I’m going to spoil it for you and tell you that the answer is probably “no.” – The Frisky (via The Gloss)
Yeah yeah yeah, fine fine fine, so I’m in the minority here…but I don’t really have a problem with harem pants (this should be unsurprising to you, given that I also don’t have a problem with pigtails, rompers, or visible underthings). I mean, I absolutely have a problem with some (maybe even many) of their incarnations, but I think if they’re done right they can be quite amazing.
Granted, the look on the left (Chloe) is bad. Like, B-A-D. But isn’t the outfit on the right (DVF) kind of relaxed and ballsy and awesome?

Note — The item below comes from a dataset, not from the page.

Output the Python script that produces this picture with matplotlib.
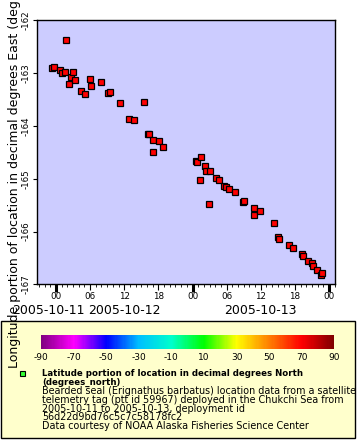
import matplotlib
matplotlib.use('Agg')
import matplotlib.pyplot as plt
import matplotlib.dates as mdates
from matplotlib.colors import LinearSegmentedColormap, Normalize
from matplotlib.patches import Rectangle
from matplotlib.lines import Line2D
import matplotlib.transforms as mtransforms
import matplotlib.cm as cm
import pandas as pd

plt.rcParams['font.family'] = ['DejaVu Sans']
plt.rcParams['axes.unicode_minus'] = False

# ---- data ----
times = [
    "2005-10-11 23:14", "2005-10-11 23:36", "2005-10-12 00:42", "2005-10-12 01:03",
    "2005-10-12 01:35", "2005-10-12 01:43", "2005-10-12 02:17", "2005-10-12 02:35",
    "2005-10-12 02:59", "2005-10-12 03:20", "2005-10-12 04:20", "2005-10-12 05:06",
    "2005-10-12 05:56", "2005-10-12 06:06", "2005-10-12 07:52", "2005-10-12 09:05",
    "2005-10-12 09:29", "2005-10-12 11:15", "2005-10-12 12:47", "2005-10-12 13:43",
    "2005-10-12 15:28", "2005-10-12 16:07", "2005-10-12 16:21", "2005-10-12 17:03",
    "2005-10-12 17:00", "2005-10-12 18:04", "2005-10-12 18:49", "2005-10-13 00:40",
    "2005-10-13 00:47", "2005-10-13 01:16", "2005-10-13 01:26", "2005-10-13 02:09",
    "2005-10-13 02:26", "2005-10-13 02:51", "2005-10-13 03:05", "2005-10-13 04:05",
    "2005-10-13 04:37", "2005-10-13 05:32", "2005-10-13 05:50", "2005-10-13 06:22",
    "2005-10-13 07:25", "2005-10-13 08:53", "2005-10-13 09:07", "2005-10-13 10:49",
    "2005-10-13 10:50", "2005-10-13 11:52", "2005-10-13 14:17", "2005-10-13 14:59",
    "2005-10-13 15:10", "2005-10-13 16:55", "2005-10-13 17:40", "2005-10-13 19:15",
    "2005-10-13 19:26", "2005-10-13 20:16", "2005-10-13 21:01", "2005-10-13 21:11",
    "2005-10-13 21:50", "2005-10-13 22:35", "2005-10-13 22:46",
]
longitudes = [
    -162.90, -162.89, -162.95, -163.00, -162.97, -162.38, -163.21, -163.07,
    -162.98, -163.14, -163.33, -163.40, -163.12, -163.25, -163.17, -163.38,
    -163.36, -163.57, -163.86, -163.89, -163.55, -164.15, -164.16, -164.26,
    -164.49, -164.29, -164.40, -164.66, -164.68, -165.03, -164.58, -164.76,
    -164.86, -165.47, -164.86, -164.98, -165.03, -165.13, -165.15, -165.20,
    -165.26, -165.44, -165.43, -165.69, -165.56, -165.62, -165.83, -166.10,
    -166.15, -166.26, -166.32, -166.43, -166.47, -166.55, -166.60, -166.66,
    -166.73, -166.83, -166.79,
]
y_ticks = [-167, -166, -165, -164, -163, -162]
cbar_ticks = [-90, -70, -50, -30, -10, 10, 30, 50, 70, 90]
date_labels = ["2005-10-11", "2005-10-12", "2005-10-13"]
date_label_times = ["2005-10-11 22:45", "2005-10-12 12:00", "2005-10-13 12:00"]
palette = ["#800080", "#ff00ff", "#0000ff", "#00bfff", "#00ffcc", "#00ff00",
           "#ffff00", "#ff8000", "#ff0000", "#800000"]

ylabel = "Longitude portion of location in decimal degrees East (degrees_east)"
legend_bold = ["Latitude portion of location in decimal degrees North", "(degrees_north)"]
legend_lines = [
    "Bearded seal (Erignathus barbatus) location data from a satellite",
    "telemetry tag (ptt id 59967) deployed in the Chukchi Sea from",
    "2005-10-11 to 2005-10-13, deployment id",
    "56d22d9bd76c5c7c58178fc2",
    "Data courtesy of NOAA Alaska Fisheries Science Center",
]

W, H = 360, 440
def fx(x):
    return x / W
def fy(y):
    return 1 - y / H

fig = plt.figure(figsize=(W / 100, H / 100), dpi=100)
fig.patch.set_facecolor('white')

# main axes
L, R, T, B = 37, 335.3, 20.3, 284.3
ax = fig.add_axes([fx(L), fy(B), (R - L) / W, (B - T) / H])
ax.set_facecolor('#ccccff')
t = pd.to_datetime(times)
ax.plot(t, longitudes, linestyle='none', marker='s', ms=4.6, mfc='#ff0000',
        mec='black', mew=0.9, zorder=3)
ax.set_xlim(pd.Timestamp("2005-10-11 20:40"), pd.Timestamp("2005-10-14 01:06"))
ax.set_ylim(-167, -162)
for s in ax.spines.values():
    s.set_linewidth(1.0)
    s.set_color('black')

ax.xaxis.set_major_locator(mdates.HourLocator(byhour=[0, 6, 12, 18]))
ax.xaxis.set_major_formatter(mdates.DateFormatter('%H'))
ax.xaxis.set_minor_locator(mdates.HourLocator())
ax.tick_params(axis='x', which='major', length=4, width=0.8, labelsize=6.3, pad=1.5)
ax.tick_params(axis='x', which='minor', length=2, width=0.6)
ax.set_yticks(y_ticks)
ax.set_yticklabels([str(v) for v in y_ticks])
ax.tick_params(axis='y', which='major', length=3, width=0.8, labelsize=6.3, pad=1.5)
for lab in ax.get_yticklabels():
    lab.set_rotation(90)
    lab.set_va('center')
    lab.set_ha('right')

# thicker midnight ticks
locs = ax.xaxis.get_majorticklocs()
for loc, tk in zip(locs, ax.xaxis.get_major_ticks()):
    if mdates.num2date(loc).hour == 0:
        tk.tick1line.set_markersize(6)
        tk.tick1line.set_markeredgewidth(2.2)

trans = mtransforms.blended_transform_factory(ax.transData, fig.transFigure)
for lab, tt in zip(date_labels, date_label_times):
    ax.text(mdates.date2num(pd.Timestamp(tt)), fy(311), lab, transform=trans,
            ha='center', va='center', fontsize=9)

# legend box
rect = Rectangle((fx(0.5), fy(437.7)), (355 - 0.5) / W, (437.7 - 321.3) / H,
                 transform=fig.transFigure, facecolor='#ffffcc', edgecolor='black',
                 linewidth=1.0, zorder=-1)
fig.add_artist(rect)

# colorbar
cmap = LinearSegmentedColormap.from_list('rainbow2', palette)
cax = fig.add_axes([fx(41), fy(349), (334.3 - 41) / W, 14 / H])
sm = cm.ScalarMappable(norm=Normalize(-90, 90), cmap=cmap)
cb = fig.colorbar(sm, cax=cax, orientation='horizontal', ticks=cbar_ticks)
cb.outline.set_visible(False)
cax.tick_params(length=0, labelsize=6.5, pad=3)

# legend marker and text
fig.add_artist(Line2D([fx(22)], [fy(373)], marker='s', ms=3.6, mfc='#33ff33',
                      mec='black', mew=0.8, linestyle='none', transform=fig.transFigure))
ys_bold = [373.3, 382.0]
for s, yy in zip(legend_bold, ys_bold):
    fig.text(fx(42), fy(yy), s, fontsize=6.2, fontweight='bold', ha='left', va='center')
ys = [391.3, 400.0, 408.6, 417.4, 426.4]
for s, yy in zip(legend_lines, ys):
    fig.text(fx(42), fy(yy), s, fontsize=6.95, ha='left', va='center')

# y label
fig.text(fx(15), fy(368), ylabel, rotation=90, ha='center', va='bottom', fontsize=9)

fig.savefig('out.png', dpi=100)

And isn’t this totally wearable and sexy?
The Trick To Harem Pants-Wearing: First, avoid anything that resembles a diaper. Anything too metallic, too short, or too long. Anything that makes you look like a Hobbit. Anything too flat-out ugly. Oh, and anything too expensive, because these kids probably won’t ever be filed under “Classic Must-Have.”

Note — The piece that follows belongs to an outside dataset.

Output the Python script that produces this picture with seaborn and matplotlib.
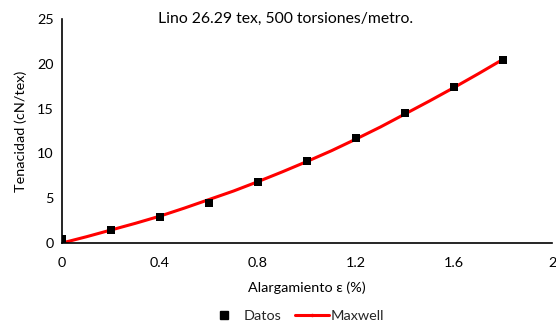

Once you’ve found your perfect pair, let them be the star of the show, and keep everything else super, super simple (a plain tank, maybe a boyfriend blazer, and simple gold hoops, and 100% definitely don’t even think about wearing flats). Hair should be relaxed as well: maybe a ponytail with a little volume at the crown (like this).
Get the look:
Clockwise from top left: J.Crew Long Benny Blazer ($168; as an alternative try the YESStyle 3/4-Sleeve Blazer for $25.60); Rachel Roy Mini Zebra Hoop Earrings ($24); Whistles Tab Detail Harem Trousers ($146.60; or as an alternative try these Cynthia Steffe Louise Harem Trousers for $126.38 – on sale down from nearly $500); Forever 21 High Profile Ring ($4.80); Staring at Stars Henley Tunic ($54); Aldo Vanliere pumps ($70).
Full disclosure: I wore harem pants once. Just once. They were silk, and tie-dyed, and I paired them with a sequined black bralet. It was amazing. I also looked sort of nuts, so my advice remains to stick to something along the lines of the style pictured above.